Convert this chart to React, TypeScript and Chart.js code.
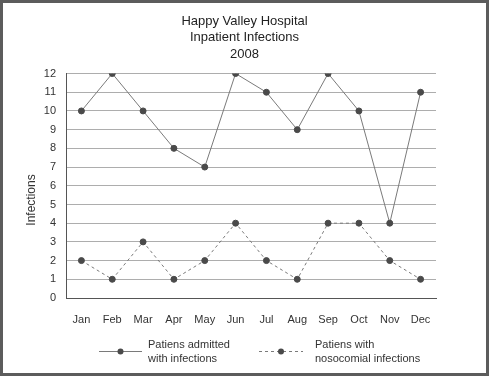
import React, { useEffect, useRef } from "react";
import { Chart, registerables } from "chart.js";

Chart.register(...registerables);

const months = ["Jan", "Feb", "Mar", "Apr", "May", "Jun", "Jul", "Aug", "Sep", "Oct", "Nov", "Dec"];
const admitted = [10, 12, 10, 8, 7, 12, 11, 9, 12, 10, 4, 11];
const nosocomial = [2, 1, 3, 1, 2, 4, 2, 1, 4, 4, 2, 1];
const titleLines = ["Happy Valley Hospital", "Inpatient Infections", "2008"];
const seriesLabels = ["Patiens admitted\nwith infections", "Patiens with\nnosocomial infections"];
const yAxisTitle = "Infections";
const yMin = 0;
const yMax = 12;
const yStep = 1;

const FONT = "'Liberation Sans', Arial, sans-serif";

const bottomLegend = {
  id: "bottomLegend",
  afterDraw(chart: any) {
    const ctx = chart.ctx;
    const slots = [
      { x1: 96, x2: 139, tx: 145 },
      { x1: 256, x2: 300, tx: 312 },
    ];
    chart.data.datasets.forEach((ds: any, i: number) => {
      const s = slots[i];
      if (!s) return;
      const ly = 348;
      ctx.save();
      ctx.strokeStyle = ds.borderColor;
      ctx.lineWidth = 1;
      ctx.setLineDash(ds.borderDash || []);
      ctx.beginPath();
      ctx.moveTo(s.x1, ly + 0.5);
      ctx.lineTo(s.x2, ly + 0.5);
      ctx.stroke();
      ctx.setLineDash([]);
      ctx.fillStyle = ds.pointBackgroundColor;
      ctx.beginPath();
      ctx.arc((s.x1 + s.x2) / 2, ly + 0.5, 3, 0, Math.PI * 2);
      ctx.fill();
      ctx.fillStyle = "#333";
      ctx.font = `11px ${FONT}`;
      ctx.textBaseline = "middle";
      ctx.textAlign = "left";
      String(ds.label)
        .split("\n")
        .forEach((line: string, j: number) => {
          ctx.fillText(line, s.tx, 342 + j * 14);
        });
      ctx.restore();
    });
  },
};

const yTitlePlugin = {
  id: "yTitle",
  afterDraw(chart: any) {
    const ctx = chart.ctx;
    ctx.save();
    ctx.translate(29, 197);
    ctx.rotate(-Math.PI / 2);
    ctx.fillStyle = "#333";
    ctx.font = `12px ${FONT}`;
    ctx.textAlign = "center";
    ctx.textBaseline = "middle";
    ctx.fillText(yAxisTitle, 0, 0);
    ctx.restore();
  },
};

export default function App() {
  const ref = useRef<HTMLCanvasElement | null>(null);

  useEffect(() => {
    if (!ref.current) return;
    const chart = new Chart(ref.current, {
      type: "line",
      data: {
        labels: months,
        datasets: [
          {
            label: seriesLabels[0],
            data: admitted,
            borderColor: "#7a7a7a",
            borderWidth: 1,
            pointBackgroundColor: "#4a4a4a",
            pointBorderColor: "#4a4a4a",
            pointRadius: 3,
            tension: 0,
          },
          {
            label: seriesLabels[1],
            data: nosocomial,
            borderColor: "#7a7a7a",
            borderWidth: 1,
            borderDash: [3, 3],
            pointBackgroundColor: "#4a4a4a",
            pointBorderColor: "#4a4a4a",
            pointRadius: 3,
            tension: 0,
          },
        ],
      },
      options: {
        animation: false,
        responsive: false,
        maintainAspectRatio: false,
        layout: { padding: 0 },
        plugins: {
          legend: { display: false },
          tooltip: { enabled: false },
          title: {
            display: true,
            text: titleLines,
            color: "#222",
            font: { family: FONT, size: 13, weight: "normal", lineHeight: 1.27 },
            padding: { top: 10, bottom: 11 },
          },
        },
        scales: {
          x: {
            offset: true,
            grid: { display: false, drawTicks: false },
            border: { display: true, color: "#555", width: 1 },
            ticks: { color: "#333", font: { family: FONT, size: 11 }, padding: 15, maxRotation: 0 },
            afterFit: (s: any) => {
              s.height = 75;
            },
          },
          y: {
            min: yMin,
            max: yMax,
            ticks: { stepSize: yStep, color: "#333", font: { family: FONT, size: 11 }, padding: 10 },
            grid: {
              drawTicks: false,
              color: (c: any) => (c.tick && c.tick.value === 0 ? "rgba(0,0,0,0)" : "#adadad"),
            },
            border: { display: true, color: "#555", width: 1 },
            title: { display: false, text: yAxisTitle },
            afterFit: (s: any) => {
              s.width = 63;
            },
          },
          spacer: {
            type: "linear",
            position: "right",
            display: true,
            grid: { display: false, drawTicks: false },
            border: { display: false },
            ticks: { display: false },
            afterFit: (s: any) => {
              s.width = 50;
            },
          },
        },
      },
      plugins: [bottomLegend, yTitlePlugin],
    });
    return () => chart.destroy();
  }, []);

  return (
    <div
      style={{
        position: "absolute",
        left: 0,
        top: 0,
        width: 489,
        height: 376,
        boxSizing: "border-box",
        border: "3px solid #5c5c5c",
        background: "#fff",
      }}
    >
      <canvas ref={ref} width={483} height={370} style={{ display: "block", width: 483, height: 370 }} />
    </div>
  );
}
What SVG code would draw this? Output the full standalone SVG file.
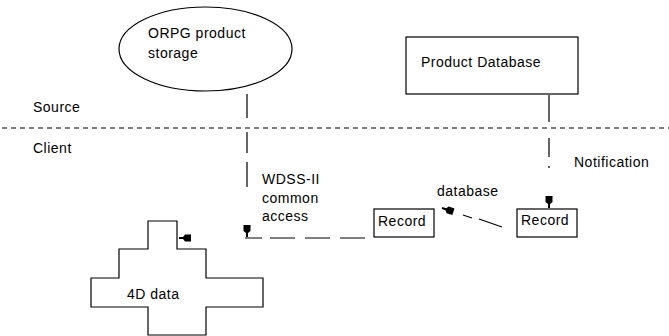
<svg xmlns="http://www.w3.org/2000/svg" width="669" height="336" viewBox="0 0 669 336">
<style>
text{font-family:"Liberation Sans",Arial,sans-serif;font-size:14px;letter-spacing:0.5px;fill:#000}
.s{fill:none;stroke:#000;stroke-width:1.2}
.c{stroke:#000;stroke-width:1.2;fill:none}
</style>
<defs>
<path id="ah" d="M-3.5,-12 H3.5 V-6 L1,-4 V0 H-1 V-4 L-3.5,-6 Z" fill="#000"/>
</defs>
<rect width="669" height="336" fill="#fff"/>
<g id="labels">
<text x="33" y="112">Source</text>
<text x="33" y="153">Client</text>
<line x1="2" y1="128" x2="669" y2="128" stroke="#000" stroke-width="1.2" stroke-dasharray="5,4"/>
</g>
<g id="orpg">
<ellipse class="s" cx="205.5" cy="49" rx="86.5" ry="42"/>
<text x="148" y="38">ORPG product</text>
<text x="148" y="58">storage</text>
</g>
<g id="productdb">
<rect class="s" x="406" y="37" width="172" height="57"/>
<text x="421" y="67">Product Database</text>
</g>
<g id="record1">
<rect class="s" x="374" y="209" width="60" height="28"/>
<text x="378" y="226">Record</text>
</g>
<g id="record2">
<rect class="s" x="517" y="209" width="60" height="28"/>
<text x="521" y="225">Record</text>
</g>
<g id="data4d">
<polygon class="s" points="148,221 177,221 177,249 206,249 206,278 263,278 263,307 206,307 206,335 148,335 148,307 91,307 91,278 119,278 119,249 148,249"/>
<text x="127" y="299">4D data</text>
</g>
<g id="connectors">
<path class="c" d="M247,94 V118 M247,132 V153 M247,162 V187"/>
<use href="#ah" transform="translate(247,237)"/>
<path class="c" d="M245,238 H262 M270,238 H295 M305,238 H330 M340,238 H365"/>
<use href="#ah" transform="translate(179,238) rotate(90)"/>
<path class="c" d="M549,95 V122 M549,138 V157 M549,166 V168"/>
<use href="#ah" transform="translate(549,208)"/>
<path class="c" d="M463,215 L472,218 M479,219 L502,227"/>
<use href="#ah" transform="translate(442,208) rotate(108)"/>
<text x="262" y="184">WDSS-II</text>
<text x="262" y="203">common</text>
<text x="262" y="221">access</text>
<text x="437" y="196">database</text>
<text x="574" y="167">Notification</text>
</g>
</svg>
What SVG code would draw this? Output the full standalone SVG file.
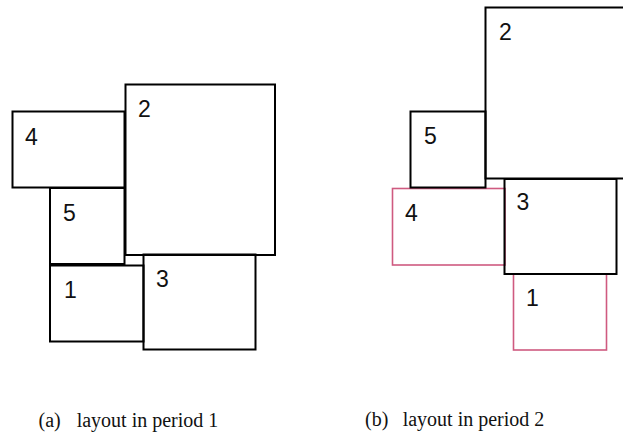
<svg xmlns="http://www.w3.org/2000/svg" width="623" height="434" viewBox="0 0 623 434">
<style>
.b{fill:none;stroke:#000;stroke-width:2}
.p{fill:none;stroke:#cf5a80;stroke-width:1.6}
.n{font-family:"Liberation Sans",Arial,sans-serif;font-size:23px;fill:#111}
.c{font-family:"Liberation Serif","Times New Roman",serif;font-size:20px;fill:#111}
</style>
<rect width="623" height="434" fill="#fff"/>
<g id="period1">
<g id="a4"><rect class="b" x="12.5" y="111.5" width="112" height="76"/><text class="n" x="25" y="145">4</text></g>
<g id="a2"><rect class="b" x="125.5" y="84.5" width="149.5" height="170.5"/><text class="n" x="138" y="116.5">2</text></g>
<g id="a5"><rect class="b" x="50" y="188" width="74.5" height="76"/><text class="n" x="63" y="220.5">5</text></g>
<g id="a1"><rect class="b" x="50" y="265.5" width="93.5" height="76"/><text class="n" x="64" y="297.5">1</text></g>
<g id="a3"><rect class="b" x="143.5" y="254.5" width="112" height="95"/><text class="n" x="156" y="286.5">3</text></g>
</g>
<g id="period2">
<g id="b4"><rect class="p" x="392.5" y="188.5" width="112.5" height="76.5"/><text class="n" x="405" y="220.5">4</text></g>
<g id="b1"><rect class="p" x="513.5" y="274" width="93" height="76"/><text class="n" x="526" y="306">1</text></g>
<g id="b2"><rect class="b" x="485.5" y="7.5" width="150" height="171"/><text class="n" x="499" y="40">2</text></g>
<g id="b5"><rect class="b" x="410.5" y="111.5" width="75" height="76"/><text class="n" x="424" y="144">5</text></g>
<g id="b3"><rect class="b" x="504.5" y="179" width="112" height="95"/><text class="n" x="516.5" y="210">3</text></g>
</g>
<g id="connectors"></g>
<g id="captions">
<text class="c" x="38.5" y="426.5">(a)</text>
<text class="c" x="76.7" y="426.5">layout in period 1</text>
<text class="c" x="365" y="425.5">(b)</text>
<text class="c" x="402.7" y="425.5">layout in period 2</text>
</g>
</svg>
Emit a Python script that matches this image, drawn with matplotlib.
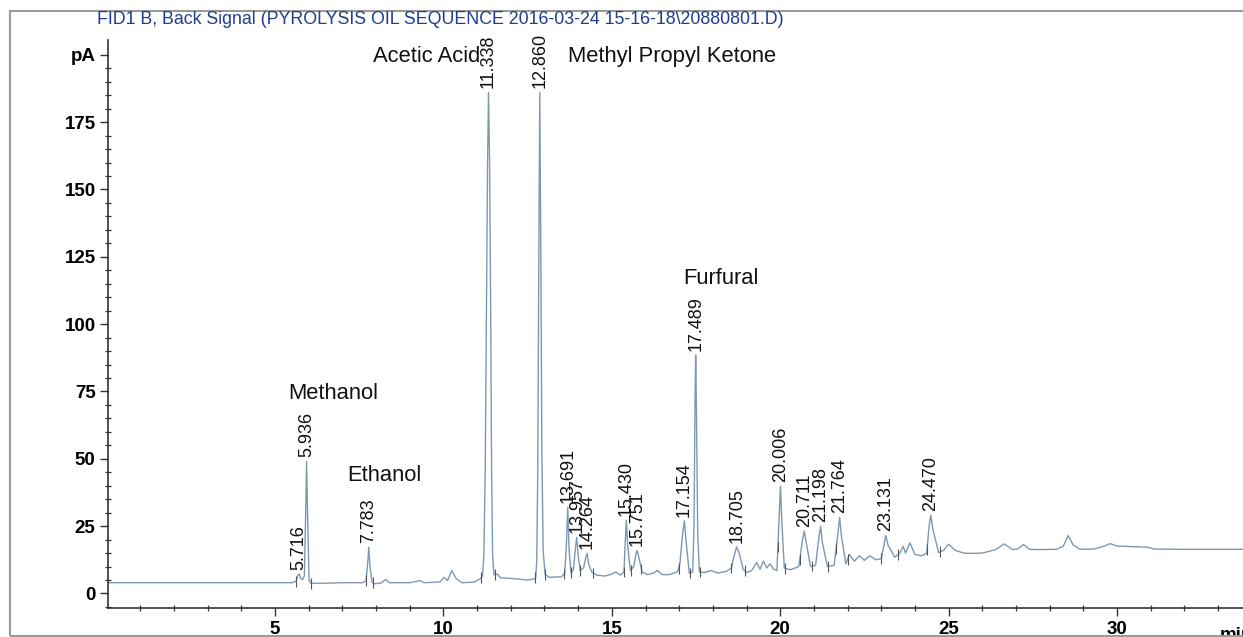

◇ ◇ ◇ ◇

Short exercise = Repeat the listing above exactly from its first line to the line containing "Chart.register(...registerables);", both included, and omit the pictures.

Exercise solution =
Convert this chart to React, TypeScript and Chart.js code.
import React, { useEffect, useRef } from "react";
import { Chart, registerables } from "chart.js";

Chart.register(...registerables);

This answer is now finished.